If you’re looking for a way in with Rush, your best bet might be the album celebrating its 40th birthday this year: Permanent Waves. The 1980 release—the trio’s seventh studio record and the sixth to feature Peart’s drumming and lyrics—was a creative and commercial breakthrough, landing them in the top 10 of Billboard’s album charts and, with “The Spirit of Radio,” netting their first Top 30 single in their native Canada.
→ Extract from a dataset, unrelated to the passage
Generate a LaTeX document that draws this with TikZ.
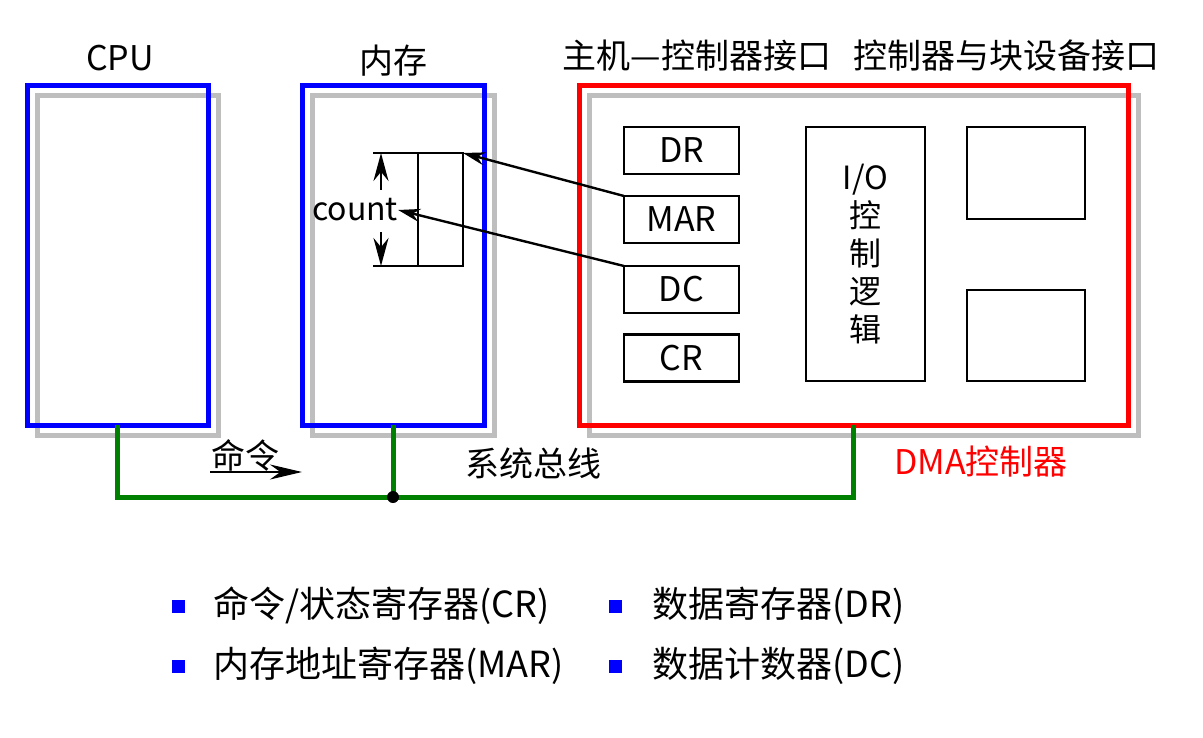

The reason for that success is exactly why Permanent Waves is a great starting point for any nascent Rush fan. The album represented a creative turning point for the trio, with a stricter emphasis on shorter, more direct songs that were the polar opposite of their previous album Hemispheres, larded with the 18-minute long “Cygnus X-1” and “La Villa Strangiato,” a nine-and-a-half minute shape-shifting instrumental they had rightfully subtitled “An Exercise in Self-Indulgence.” As Neil Peart said during a TV interview conducted around the time of Permanent Waves‘ release, “Hemispheres took so long and took so much out of us. We had taken that conceptual thing to its limit for the time being. We wanted to work on shorter pieces that weren’t so involved.”

Of course, their idea of less involved music hardly means something ordinary and easy to swallow. Catchy as Waves‘ big hit “Spirit of Radio” is, it’s still a nearly five-minute epic that starts with a fretboard-abusing guitar hook, shifts into a main section with an intentionally slippery time signature, and tosses in a little reggae passage for good measure. “Free Will,” the paean to self-determination that completes one of the greatest one-two punches to open a rock album in the 20th century, is even more complex. The music feels like an AI program learning and evolving as it plunders ahead.
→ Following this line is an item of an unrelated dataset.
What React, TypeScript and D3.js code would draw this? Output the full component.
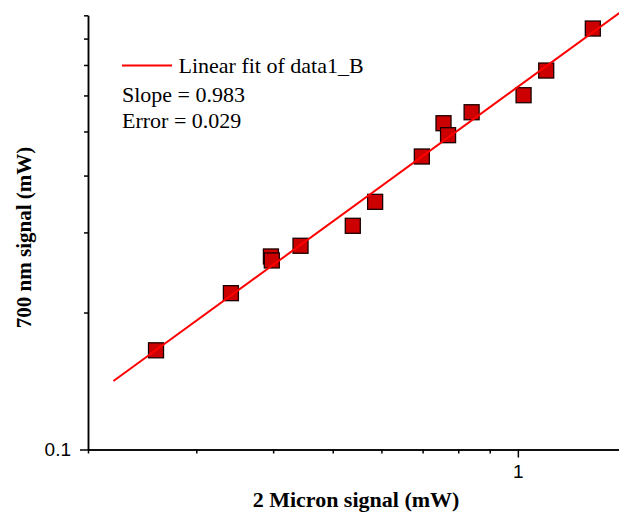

For all that intricacy, Permanent Waves finds Rush at its most relaxed. After the band finished touring for Hemispheres, they took a much-needed break to spend time with family. When they got together again, the three men wrote and rehearsed their new material rather than rushing into the studio with half-formed ideas that they had to flesh out while the clock was running. And whereas Hemispheres and 1977’s A Farewell To Kings were recorded primarily in Wales, the band stuck closer to home this time, choosing a studio about six hours outside of their hometown of Toronto. Far enough away to not be distracted by the outside world, near enough to stay connected to family and friends.

That sensation of unhurried creation is tangible on “Entre Nous” and “Different Strings,” the two tracks that open side two of the LP. Even with Peart’s cracking drum work on the former and Lifeson’s screaming guitar solo on the latter, both songs are made gentle by Lee’s mellowed vocals and lyrics that are unabashedly personal. And they’re both love songs—one directed at the band’s legion of fans (“We are islands to each other/Building hopeful bridges/On the troubled sea”), and the other, written by Lee, an ode to the relationships that ground us and keep us humble.

Rush being Rush, they couldn’t completely forgo the multi-part sagas. Permanent Waves ends with “Natural Science,” a nearly 10-minute song about technology run amok and how, as Lee sings in the third section, “science, like nature, must also be tamed with a view towards its preservation.” The music follows the lyrical themes as the pastoral opening section (titled “Tide Pools”) gives way to a furious middle part with rude blurts of synthesizers cutting through the mix. By the closing section, Rush takes on a waltz-like rhythm, as if evoking the use of Strauss in the similarly themed 2001: A Space Odyssey.

Permanent Waves set the stage for the next decade of Rush’s work. Lee and Peart continued to expand their arsenal of electronic instruments, and collectively, they would tamp down their tendencies toward big concept albums and long songs in place of adapting the structures of pop songs to fit within their hard rock and prog aesthetic. They never completely tipped over and tried to become a crossover success, but there was something clearly more accessible in their work.

The nexus of Permanent Waves wound up guaranteeing their continued success. While so many of their peers and contemporaries saw their audiences and the size of the venues they were performing in shrink, Rush seemed to earn more respect and admiration from their established fans and newbies like myself every year. It’s an anomaly befitting a band who managed to break through the collective consciousness of rock fans with an album taken up by a sci-fi saga that couldn’t easily be played on commercial radio. 2112 made them heroes. Permanent Waves made them immortal.